MIT researchers refine single WiFi access point to deliver tens-of-cm location

March 31, 2016 // By Graham Prophet
A system designed by MIT’s Computer Science and Artificial Intelligence Lab enables a single WiFi access point that can locate users within tens of centimetres; the team offers the prospect of safer drones, smarter homes and password-free WiFi.

We’ve all been there (the MIT statement says), impatiently twiddling our thumbs while trying to locate a WiFi signal. But what if, instead, the WiFi could locate us? In a new paper, a research team led by Professor Dina Katabi present a system called Chronos that enables a single WiFi access point to locate users to within tens of centimetres, without any external sensors.


The team demonstrated the system in an apartment and a cafe, while also showing off a drone that maintains a safe distance from its user with a margin of error of about 4 centimetres. “From developing drones that are safer for people to be around, to tracking where family members are in your house, Chronos could open up new avenues for using WiFi in robotics, home automation and more,” says PhD student Deepak Vasisht, who is first author on the paper alongside Katabi and former PhD student Swarun Kumar, who is now an assistant professor at Carnegie Mellon University. “Designing a system that enables one WiFi node to locate another is an important step for wireless technology.”

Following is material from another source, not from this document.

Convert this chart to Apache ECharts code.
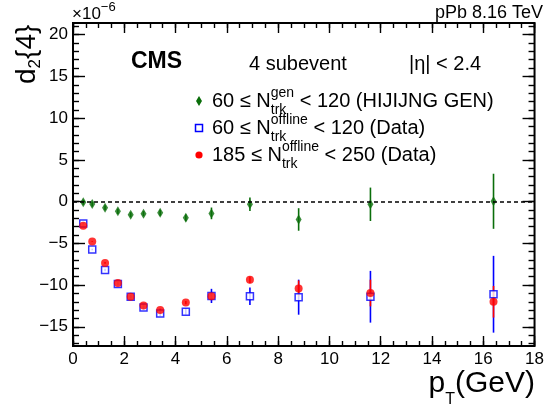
<!DOCTYPE html>
<html><head><meta charset="utf-8">
<script src="https://cdn.jsdelivr.net/npm/echarts@6/dist/echarts.min.js"></script>
<style>html,body{margin:0;padding:0;background:#fff}#c{width:547px;height:410px}</style>
</head><body><div id="c"></div>
<script>
// ---- data ----
const pt = [0.4, 0.75, 1.25, 1.75, 2.25, 2.75, 3.4, 4.4, 5.4, 6.9, 8.8, 11.6, 16.4];
const genVal = [-0.08, -0.3, -0.73, -1.17, -1.58, -1.45, -1.33, -1.94, -1.41, -0.32, -2.14, -0.32, 0.04];
const genErr = [0.3, 0.3, 0.3, 0.3, 0.3, 0.3, 0.35, 0.4, 0.7, 0.8, 1.35, 2.0, 3.3];
const lowVal = [-2.63, -5.74, -8.2, -9.86, -11.4, -12.7, -13.4, -13.2, -11.3, -11.35, -11.45, -11.4, -11.1];
const lowErr = [0.1, 0.1, 0.15, 0.15, 0.2, 0.25, 0.3, 0.35, 0.85, 1.05, 2.1, 3.1, 4.6];
const highVal = [-2.9, -4.77, -7.35, -9.74, -11.4, -12.44, -13.0, -12.1, -11.35, -9.37, -10.4, -10.95, -12.0];
const highErr = [0.05, 0.05, 0.1, 0.1, 0.1, 0.15, 0.15, 0.2, 0.3, 0.4, 0.95, 1.6, 1.9];

const xMajorTicks = [0, 2, 4, 6, 8, 10, 12, 14, 16, 18];
const xMinorTicks = [0, 0.5, 1, 1.5, 2, 2.5, 3, 3.5, 4, 4.5, 5, 5.5, 6, 6.5, 7, 7.5, 8, 8.5, 9, 9.5, 10, 10.5, 11, 11.5, 12, 12.5, 13, 13.5, 14, 14.5, 15, 15.5, 16, 16.5, 17, 17.5, 18];
const yMajorTicks = [-15, -10, -5, 0, 5, 10, 15, 20];
const yMinorTicks = [-17, -16, -15, -14, -13, -12, -11, -10, -9, -8, -7, -6, -5, -4, -3, -2, -1, 0, 1, 2, 3, 4, 5, 6, 7, 8, 9, 10, 11, 12, 13, 14, 15, 16, 17, 18, 19, 20, 21];
const X_MIN = 0, X_MAX = 18, Y_MIN = -17.3, Y_MAX = 21.4;

const legendLabels = [
  ['60 ≤ N', 'gen', 'trk', ' < 120 (HIJIJNG GEN)'],
  ['60 ≤ N', 'offline', 'trk', ' < 120 (Data)'],
  ['185 ≤ N', 'offline', 'trk', ' < 250 (Data)']
];

// ---- styles ----
const GREEN = '#0a6e0a', BLUE = '#0000ff', RED = '#ff0000';
const FONT = '"Liberation Sans", Arial, Helvetica, sans-serif';
const mctx = document.createElement('canvas').getContext('2d');
function tw(t, size, weight) { mctx.font = (weight || 'normal') + ' ' + size + 'px ' + FONT; return mctx.measureText(t).width; }
function txt(t, x, y, size, opt) {
  opt = opt || {};
  return { type: 'text', x: x, y: y, rotation: opt.rotation || 0, silent: true, z: 100,
    style: { text: t, fontSize: size, fontFamily: FONT, fontWeight: opt.weight || 'normal', fill: opt.fill || '#000',
      align: opt.align || 'left', verticalAlign: 'middle' } };
}
function hrun(x, y, pieces, anchor) {
  const widths = pieces.map(p => p.stack ? Math.max(...p.stack.map(s => tw(s.t, s.size))) : tw(p.t, p.size, p.weight));
  const total = widths.reduce((a, b) => a + b, 0);
  let cx = anchor === 'right' ? x - total : x;
  const els = [];
  pieces.forEach((p, i) => {
    (p.stack || [p]).forEach(s => els.push(txt(s.t, cx, y + (s.dy || 0), s.size, { weight: s.weight })));
    cx += widths[i];
  });
  return els;
}
function vrun(x, yBottom, pieces) {
  let cy = yBottom;
  const els = [];
  pieces.forEach(p => {
    els.push(txt(p.t, x + (p.dy || 0), cy, p.size, { rotation: Math.PI / 2 }));
    cy -= tw(p.t, p.size);
  });
  return els;
}

const graphics = [];
graphics.push(...hrun(72, 14, [{ t: '×10', size: 17 }, { t: '−6', size: 13, dy: -7 }]));
graphics.push(txt('pPb 8.16 TeV', 543, 13, 18, { align: 'right' }));
graphics.push(txt('CMS', 131, 62, 23, { weight: 'bold' }));
graphics.push(txt('4 subevent', 249, 64, 20));
graphics.push(txt('|η| < 2.4', 409, 64, 20));
graphics.push(...hrun(535, 384, [{ t: 'p', size: 30 }, { t: 'T', size: 16, dy: 16 }, { t: '(GeV)', size: 30 }], 'right'));
graphics.push(...vrun(27, 84, [{ t: 'd', size: 28 }, { t: '2', size: 17, dy: 8.5 }, { t: '{4}', size: 28 }]));

const rowY = [101, 128, 155];
legendLabels.forEach((L, i) => {
  graphics.push(...hrun(212, rowY[i], [
    { t: L[0], size: 20 },
    { stack: [{ t: L[1], size: 14, dy: -8 }, { t: L[2], size: 14, dy: 9 }] },
    { t: L[3], size: 20 }
  ]));
});
graphics.push({ type: 'polygon', silent: true, z: 100, shape: { points: [[199, rowY[0] - 5], [202, rowY[0]], [199, rowY[0] + 5], [196, rowY[0]]] }, style: { fill: GREEN } });
graphics.push({ type: 'rect', silent: true, z: 100, shape: { x: 195.5, y: rowY[1] - 3.5, width: 7, height: 7 }, style: { fill: '#fff', stroke: BLUE, lineWidth: 1.5 } });
graphics.push({ type: 'circle', silent: true, z: 100, shape: { cx: 199, cy: rowY[2], r: 3.6 }, style: { fill: RED } });

// ---- axes ----
const labelStyle = { color: '#000', fontSize: 17, fontFamily: FONT };
function fmt(v) { return v < 0 ? '\u2212' + Math.abs(v) : String(v); }
function yAx(pos, ticks, len, labels) {
  return { type: 'value', position: pos, min: Y_MIN, max: Y_MAX, axisLine: { show: false, onZero: false },
    axisTick: { show: true, inside: true, length: len, customValues: ticks, lineStyle: { color: '#000', width: 1.4 } },
    axisLabel: Object.assign({ show: labels, customValues: yMajorTicks, margin: 5, formatter: fmt }, labelStyle),
    splitLine: { show: false } };
}
function xAx(pos, ticks, len, labels) {
  return { type: 'value', position: pos, min: X_MIN, max: X_MAX, axisLine: { show: false, onZero: false },
    axisTick: { show: true, inside: true, length: len, customValues: ticks, lineStyle: { color: '#000', width: 1.4 } },
    axisLabel: Object.assign({ show: labels, customValues: xMajorTicks, margin: 5, formatter: fmt }, labelStyle),
    splitLine: { show: false } };
}

function errSeries(vals, errs, color) {
  return { type: 'custom', xAxisIndex: 0, yAxisIndex: 0, clip: true,
    data: pt.map((x, i) => [x, vals[i] - errs[i], vals[i] + errs[i]]),
    encode: { x: 0, y: [1, 2] },
    renderItem: function (params, api) {
      const lo = api.coord([api.value(0), api.value(1)]);
      const hi = api.coord([api.value(0), api.value(2)]);
      return { type: 'line', shape: { x1: lo[0], y1: lo[1], x2: hi[0], y2: hi[1] }, style: { stroke: color, lineWidth: 1.6 } };
    } };
}

const chart = echarts.init(document.getElementById('c'), null, { renderer: 'canvas' });
chart.setOption({
  animation: false,
  backgroundColor: '#fff',
  grid: { left: 73, right: 12, top: 23, bottom: 64, show: true, borderColor: '#000', borderWidth: 2, backgroundColor: 'transparent' },
  xAxis: [xAx('bottom', xMajorTicks, 10, true), xAx('bottom', xMinorTicks, 5, false), xAx('top', xMajorTicks, 10, false), xAx('top', xMinorTicks, 5, false)],
  yAxis: [yAx('left', yMajorTicks, 12, true), yAx('left', yMinorTicks, 6, false), yAx('right', yMajorTicks, 12, false), yAx('right', yMinorTicks, 6, false)],
  series: [
    Object.assign(errSeries(genVal, genErr, GREEN), {
      markLine: { silent: true, symbol: 'none', label: { show: false }, lineStyle: { color: '#000', type: [4, 3], width: 1.6 }, data: [{ yAxis: 0 }] }
    }),
    { type: 'scatter', data: pt.map((x, i) => [x, genVal[i]]), symbol: 'diamond', symbolSize: [6, 10], itemStyle: { color: GREEN } },
    errSeries(lowVal, lowErr, BLUE),
    { type: 'scatter', data: pt.map((x, i) => [x, lowVal[i]]), symbol: 'rect', symbolSize: 7, itemStyle: { color: '#fff', borderColor: BLUE, borderWidth: 1.5 } },
    errSeries(highVal, highErr, RED),
    { type: 'scatter', data: pt.map((x, i) => [x, highVal[i]]), symbol: 'circle', symbolSize: 8, itemStyle: { color: RED } }
  ],
  graphic: graphics
});
</script>
</body></html>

A video demonstration can be viewed here.


Experiments conducted in a two-bedroom apartment with four occupants show that Chronos can correctly identify which room a resident is in 94% of the time. For the cafe demo, the system was 97% accurate in distinguishing in-store customers from out-of-store intruders - meaning it could be used by small businesses to prevent non-customers from stealing their WiFi. (32% of Americans have confessed to this cyber-crime.)


Chronos locates users by calculating the “time-of-flight” that it takes for data to travel from the user to an access point. The system is 20 times more accurate than existing systems, computing time-of-flight with an average error of 0.47 nsec. Vasisht presented the paper at this month’s USENIX Symposium on Networked Systems Design and Implementation (NSDI '16).